**Recorded information:**
____

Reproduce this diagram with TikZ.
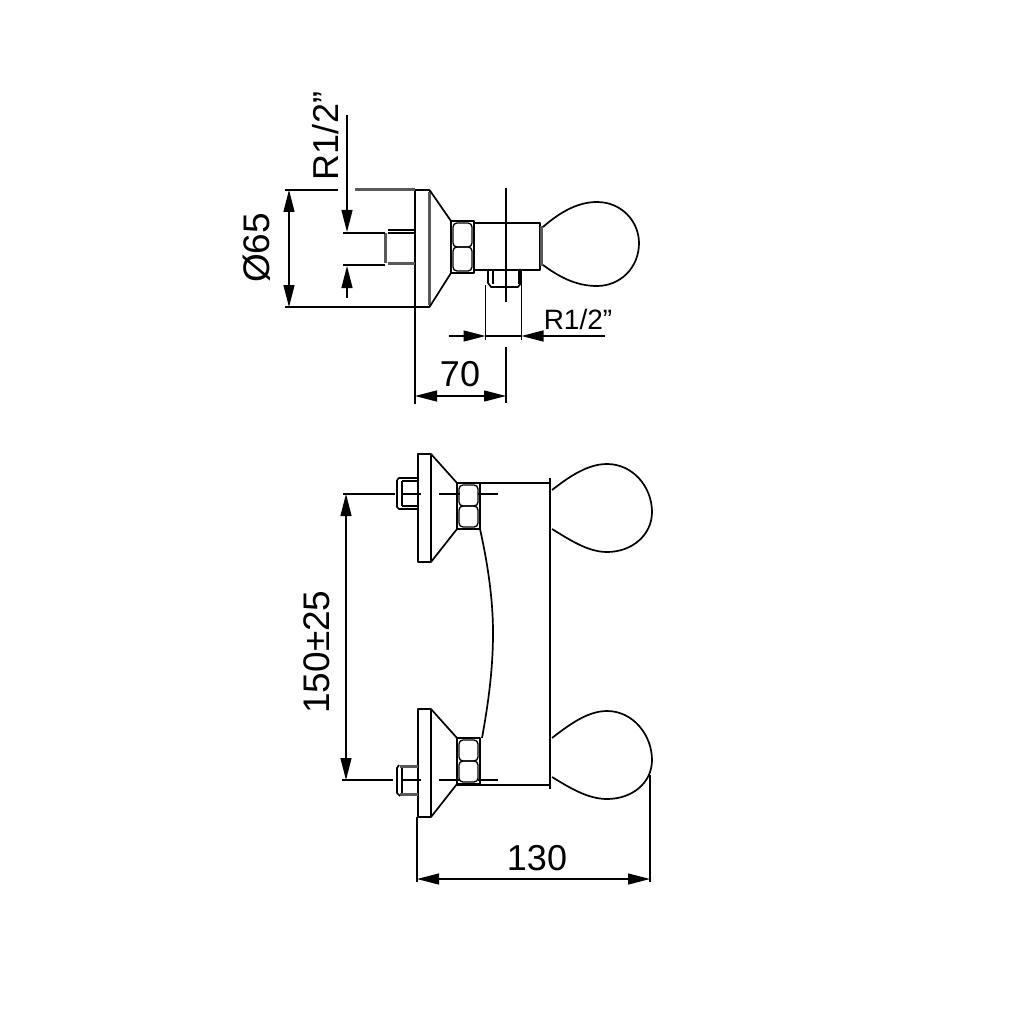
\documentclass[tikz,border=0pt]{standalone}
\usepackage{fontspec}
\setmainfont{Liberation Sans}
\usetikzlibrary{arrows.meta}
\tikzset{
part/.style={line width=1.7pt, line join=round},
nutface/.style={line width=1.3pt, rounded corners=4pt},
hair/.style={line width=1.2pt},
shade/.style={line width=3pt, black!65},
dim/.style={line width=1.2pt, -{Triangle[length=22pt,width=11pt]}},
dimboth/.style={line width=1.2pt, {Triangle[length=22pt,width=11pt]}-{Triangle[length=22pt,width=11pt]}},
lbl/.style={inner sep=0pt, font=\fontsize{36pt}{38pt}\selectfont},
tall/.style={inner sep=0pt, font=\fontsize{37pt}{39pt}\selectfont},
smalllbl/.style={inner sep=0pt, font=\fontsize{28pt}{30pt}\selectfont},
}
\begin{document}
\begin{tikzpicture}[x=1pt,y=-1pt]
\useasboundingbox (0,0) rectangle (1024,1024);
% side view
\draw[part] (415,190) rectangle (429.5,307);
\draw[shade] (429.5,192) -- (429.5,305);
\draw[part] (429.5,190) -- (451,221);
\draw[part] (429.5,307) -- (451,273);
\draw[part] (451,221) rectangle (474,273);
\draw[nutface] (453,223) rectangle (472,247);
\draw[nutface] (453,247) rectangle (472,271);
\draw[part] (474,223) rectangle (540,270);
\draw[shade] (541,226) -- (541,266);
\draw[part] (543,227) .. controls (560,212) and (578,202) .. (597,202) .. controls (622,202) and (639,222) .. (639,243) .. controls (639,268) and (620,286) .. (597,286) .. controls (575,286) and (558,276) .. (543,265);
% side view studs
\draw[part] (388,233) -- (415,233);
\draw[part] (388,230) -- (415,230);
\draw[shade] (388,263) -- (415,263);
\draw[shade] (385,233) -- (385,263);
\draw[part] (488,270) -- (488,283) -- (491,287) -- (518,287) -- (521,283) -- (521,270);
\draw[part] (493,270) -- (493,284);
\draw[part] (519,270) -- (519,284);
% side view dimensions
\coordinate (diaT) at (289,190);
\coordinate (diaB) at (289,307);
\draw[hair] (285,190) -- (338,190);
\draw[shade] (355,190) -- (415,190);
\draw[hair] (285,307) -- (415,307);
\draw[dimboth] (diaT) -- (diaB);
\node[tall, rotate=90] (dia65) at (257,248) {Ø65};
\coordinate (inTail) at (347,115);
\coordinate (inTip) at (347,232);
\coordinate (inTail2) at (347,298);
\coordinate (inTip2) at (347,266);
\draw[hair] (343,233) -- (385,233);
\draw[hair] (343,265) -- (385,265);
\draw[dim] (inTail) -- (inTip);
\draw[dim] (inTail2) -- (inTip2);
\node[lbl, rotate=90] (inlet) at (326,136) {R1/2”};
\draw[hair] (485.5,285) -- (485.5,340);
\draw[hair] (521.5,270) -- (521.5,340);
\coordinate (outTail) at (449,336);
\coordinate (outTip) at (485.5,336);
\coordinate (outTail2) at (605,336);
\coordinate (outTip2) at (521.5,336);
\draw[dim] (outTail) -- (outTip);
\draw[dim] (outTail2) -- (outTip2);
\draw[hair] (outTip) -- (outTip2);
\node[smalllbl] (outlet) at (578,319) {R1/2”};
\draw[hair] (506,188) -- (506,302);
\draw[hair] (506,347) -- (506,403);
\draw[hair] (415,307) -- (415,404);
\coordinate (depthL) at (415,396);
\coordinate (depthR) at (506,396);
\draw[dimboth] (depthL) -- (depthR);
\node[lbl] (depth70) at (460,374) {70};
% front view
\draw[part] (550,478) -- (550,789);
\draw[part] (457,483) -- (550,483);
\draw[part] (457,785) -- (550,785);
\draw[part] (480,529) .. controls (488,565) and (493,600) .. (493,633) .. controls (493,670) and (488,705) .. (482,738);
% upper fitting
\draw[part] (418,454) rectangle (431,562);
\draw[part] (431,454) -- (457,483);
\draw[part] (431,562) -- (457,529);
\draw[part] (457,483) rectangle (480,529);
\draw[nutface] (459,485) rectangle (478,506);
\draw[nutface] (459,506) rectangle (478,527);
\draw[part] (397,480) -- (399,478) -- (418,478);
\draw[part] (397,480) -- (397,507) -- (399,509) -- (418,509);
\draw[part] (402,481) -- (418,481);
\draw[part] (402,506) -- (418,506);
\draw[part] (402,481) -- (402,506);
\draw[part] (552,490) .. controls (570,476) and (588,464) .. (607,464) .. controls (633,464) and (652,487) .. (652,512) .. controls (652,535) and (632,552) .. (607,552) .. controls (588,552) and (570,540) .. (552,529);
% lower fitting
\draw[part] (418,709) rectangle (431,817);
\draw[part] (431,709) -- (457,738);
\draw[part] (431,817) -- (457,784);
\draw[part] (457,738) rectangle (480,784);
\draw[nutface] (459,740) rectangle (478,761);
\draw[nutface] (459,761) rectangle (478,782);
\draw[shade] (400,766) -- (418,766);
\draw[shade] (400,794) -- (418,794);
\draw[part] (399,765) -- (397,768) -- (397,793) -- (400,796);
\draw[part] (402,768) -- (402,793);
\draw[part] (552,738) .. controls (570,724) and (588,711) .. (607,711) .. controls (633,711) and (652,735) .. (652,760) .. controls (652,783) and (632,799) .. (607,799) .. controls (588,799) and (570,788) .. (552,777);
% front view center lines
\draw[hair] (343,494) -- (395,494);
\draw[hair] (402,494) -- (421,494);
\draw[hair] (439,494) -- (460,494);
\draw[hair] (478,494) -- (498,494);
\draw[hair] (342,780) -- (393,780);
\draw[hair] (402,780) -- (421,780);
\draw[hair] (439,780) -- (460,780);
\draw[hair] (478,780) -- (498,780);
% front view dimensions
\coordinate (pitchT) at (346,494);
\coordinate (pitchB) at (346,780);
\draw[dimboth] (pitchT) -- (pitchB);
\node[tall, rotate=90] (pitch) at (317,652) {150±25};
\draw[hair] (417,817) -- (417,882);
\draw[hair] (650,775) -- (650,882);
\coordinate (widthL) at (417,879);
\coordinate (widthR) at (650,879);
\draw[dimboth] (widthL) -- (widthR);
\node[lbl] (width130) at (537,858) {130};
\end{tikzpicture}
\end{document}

____

**Instructions for the task:** All the lines above are to be reproduced exactly, except the pictures.

**Written solution:**
Reproduce this diagram with TikZ.
\documentclass[tikz,border=0pt]{standalone}
\usepackage{fontspec}
\setmainfont{Liberation Sans}
\usetikzlibrary{arrows.meta}
\tikzset{
part/.style={line width=1.7pt, line join=round},
nutface/.style={line width=1.3pt, rounded corners=4pt},
hair/.style={line width=1.2pt},
shade/.style={line width=3pt, black!65},
dim/.style={line width=1.2pt, -{Triangle[length=22pt,width=11pt]}},
dimboth/.style={line width=1.2pt, {Triangle[length=22pt,width=11pt]}-{Triangle[length=22pt,width=11pt]}},
lbl/.style={inner sep=0pt, font=\fontsize{36pt}{38pt}\selectfont},
tall/.style={inner sep=0pt, font=\fontsize{37pt}{39pt}\selectfont},
smalllbl/.style={inner sep=0pt, font=\fontsize{28pt}{30pt}\selectfont},
}
\begin{document}
\begin{tikzpicture}[x=1pt,y=-1pt]
\useasboundingbox (0,0) rectangle (1024,1024);
% side view
\draw[part] (415,190) rectangle (429.5,307);
\draw[shade] (429.5,192) -- (429.5,305);
\draw[part] (429.5,190) -- (451,221);
\draw[part] (429.5,307) -- (451,273);
\draw[part] (451,221) rectangle (474,273);
\draw[nutface] (453,223) rectangle (472,247);
\draw[nutface] (453,247) rectangle (472,271);
\draw[part] (474,223) rectangle (540,270);
\draw[shade] (541,226) -- (541,266);
\draw[part] (543,227) .. controls (560,212) and (578,202) .. (597,202) .. controls (622,202) and (639,222) .. (639,243) .. controls (639,268) and (620,286) .. (597,286) .. controls (575,286) and (558,276) .. (543,265);
% side view studs
\draw[part] (388,233) -- (415,233);
\draw[part] (388,230) -- (415,230);
\draw[shade] (388,263) -- (415,263);
\draw[shade] (385,233) -- (385,263);
\draw[part] (488,270) -- (488,283) -- (491,287) -- (518,287) -- (521,283) -- (521,270);
\draw[part] (493,270) -- (493,284);
\draw[part] (519,270) -- (519,284);
% side view dimensions
\coordinate (diaT) at (289,190);
\coordinate (diaB) at (289,307);
\draw[hair] (285,190) -- (338,190);
\draw[shade] (355,190) -- (415,190);
\draw[hair] (285,307) -- (415,307);
\draw[dimboth] (diaT) -- (diaB);
\node[tall, rotate=90] (dia65) at (257,248) {Ø65};
\coordinate (inTail) at (347,115);
\coordinate (inTip) at (347,232);
\coordinate (inTail2) at (347,298);
\coordinate (inTip2) at (347,266);
\draw[hair] (343,233) -- (385,233);
\draw[hair] (343,265) -- (385,265);
\draw[dim] (inTail) -- (inTip);
\draw[dim] (inTail2) -- (inTip2);
\node[lbl, rotate=90] (inlet) at (326,136) {R1/2”};
\draw[hair] (485.5,285) -- (485.5,340);
\draw[hair] (521.5,270) -- (521.5,340);
\coordinate (outTail) at (449,336);
\coordinate (outTip) at (485.5,336);
\coordinate (outTail2) at (605,336);
\coordinate (outTip2) at (521.5,336);
\draw[dim] (outTail) -- (outTip);
\draw[dim] (outTail2) -- (outTip2);
\draw[hair] (outTip) -- (outTip2);
\node[smalllbl] (outlet) at (578,319) {R1/2”};
\draw[hair] (506,188) -- (506,302);
\draw[hair] (506,347) -- (506,403);
\draw[hair] (415,307) -- (415,404);
\coordinate (depthL) at (415,396);
\coordinate (depthR) at (506,396);
\draw[dimboth] (depthL) -- (depthR);
\node[lbl] (depth70) at (460,374) {70};
% front view
\draw[part] (550,478) -- (550,789);
\draw[part] (457,483) -- (550,483);
\draw[part] (457,785) -- (550,785);
\draw[part] (480,529) .. controls (488,565) and (493,600) .. (493,633) .. controls (493,670) and (488,705) .. (482,738);
% upper fitting
\draw[part] (418,454) rectangle (431,562);
\draw[part] (431,454) -- (457,483);
\draw[part] (431,562) -- (457,529);
\draw[part] (457,483) rectangle (480,529);
\draw[nutface] (459,485) rectangle (478,506);
\draw[nutface] (459,506) rectangle (478,527);
\draw[part] (397,480) -- (399,478) -- (418,478);
\draw[part] (397,480) -- (397,507) -- (399,509) -- (418,509);
\draw[part] (402,481) -- (418,481);
\draw[part] (402,506) -- (418,506);
\draw[part] (402,481) -- (402,506);
\draw[part] (552,490) .. controls (570,476) and (588,464) .. (607,464) .. controls (633,464) and (652,487) .. (652,512) .. controls (652,535) and (632,552) .. (607,552) .. controls (588,552) and (570,540) .. (552,529);
% lower fitting
\draw[part] (418,709) rectangle (431,817);
\draw[part] (431,709) -- (457,738);
\draw[part] (431,817) -- (457,784);
\draw[part] (457,738) rectangle (480,784);
\draw[nutface] (459,740) rectangle (478,761);
\draw[nutface] (459,761) rectangle (478,782);
\draw[shade] (400,766) -- (418,766);
\draw[shade] (400,794) -- (418,794);
\draw[part] (399,765) -- (397,768) -- (397,793) -- (400,796);
\draw[part] (402,768) -- (402,793);
\draw[part] (552,738) .. controls (570,724) and (588,711) .. (607,711) .. controls (633,711) and (652,735) .. (652,760) .. controls (652,783) and (632,799) .. (607,799) .. controls (588,799) and (570,788) .. (552,777);
% front view center lines
\draw[hair] (343,494) -- (395,494);
\draw[hair] (402,494) -- (421,494);
\draw[hair] (439,494) -- (460,494);
\draw[hair] (478,494) -- (498,494);
\draw[hair] (342,780) -- (393,780);
\draw[hair] (402,780) -- (421,780);
\draw[hair] (439,780) -- (460,780);
\draw[hair] (478,780) -- (498,780);
% front view dimensions
\coordinate (pitchT) at (346,494);
\coordinate (pitchB) at (346,780);
\draw[dimboth] (pitchT) -- (pitchB);
\node[tall, rotate=90] (pitch) at (317,652) {150±25};
\draw[hair] (417,817) -- (417,882);
\draw[hair] (650,775) -- (650,882);
\coordinate (widthL) at (417,879);
\coordinate (widthR) at (650,879);
\draw[dimboth] (widthL) -- (widthR);
\node[lbl] (width130) at (537,858) {130};
\end{tikzpicture}
\end{document}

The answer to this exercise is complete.